Find the volume of 56.0 grams of O2

To find the volume of 56.0 grams of O2, we will use the ideal gas law formula and the molar mass of oxygen.

Firstly, we need to determine the number of moles of O2, using the formula:

moles = mass / molar mass

The molar mass of O2 (oxygen molecule) is 32.0 grams/mole (since the atomic mass of an oxygen atom is approximately 16.0 atomic mass units and O2 contains two oxygen atoms).

So, moles of O2 = 56.0 grams / 32.0 grams/mole = 1.75 moles

Now, we use the ideal gas law to find the volume, which is:

PV = nRT

Where: - P is the pressure - V is the volume - n is the number of moles - R is the ideal gas constant - T is the absolute temperature (in Kelvin)

We need to assume standard temperature and pressure for this calculation unless specified otherwise. Standard temperature and pressure (STP) is 0°C (273.15 K) and 1 atmosphere (atm).
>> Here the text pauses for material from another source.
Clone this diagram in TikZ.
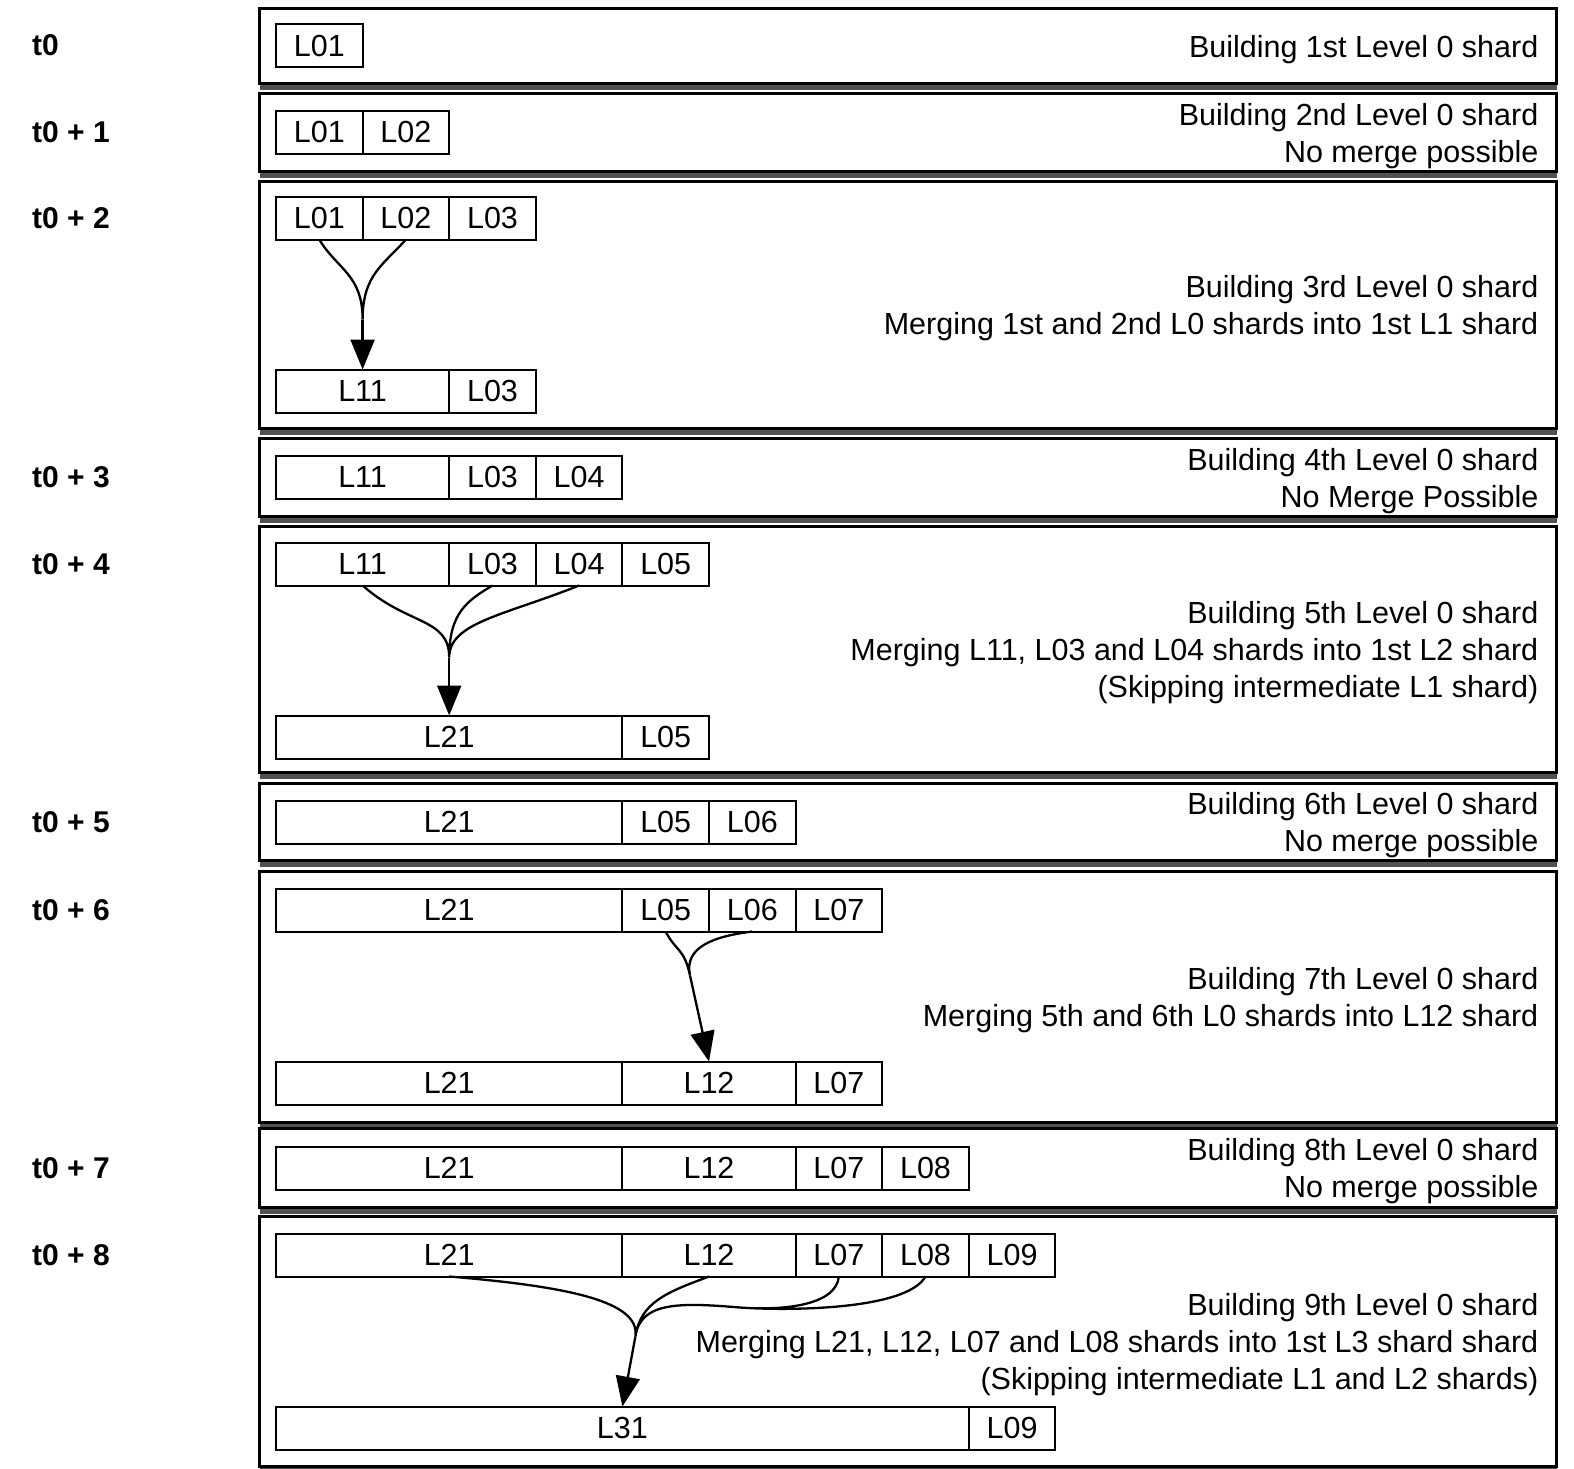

Using the ideal gas constant R = 0.0821 L·atm/mol·K, the volume V at STP can be calculated by rearranging the ideal gas law:

V = nRT / P

If we assume STP conditions (P = 1 atm, T = 273.15 K):

V = (1.75 moles) * (0.0821 L·atm/mol·K) * (273.15 K) / (1 atm) V = (1.75) * (0.0821) * (273.15) V ≈ 39.33 liters

Therefore, the volume of 56.0 grams of O2 at STP is approximately 39.33 liters.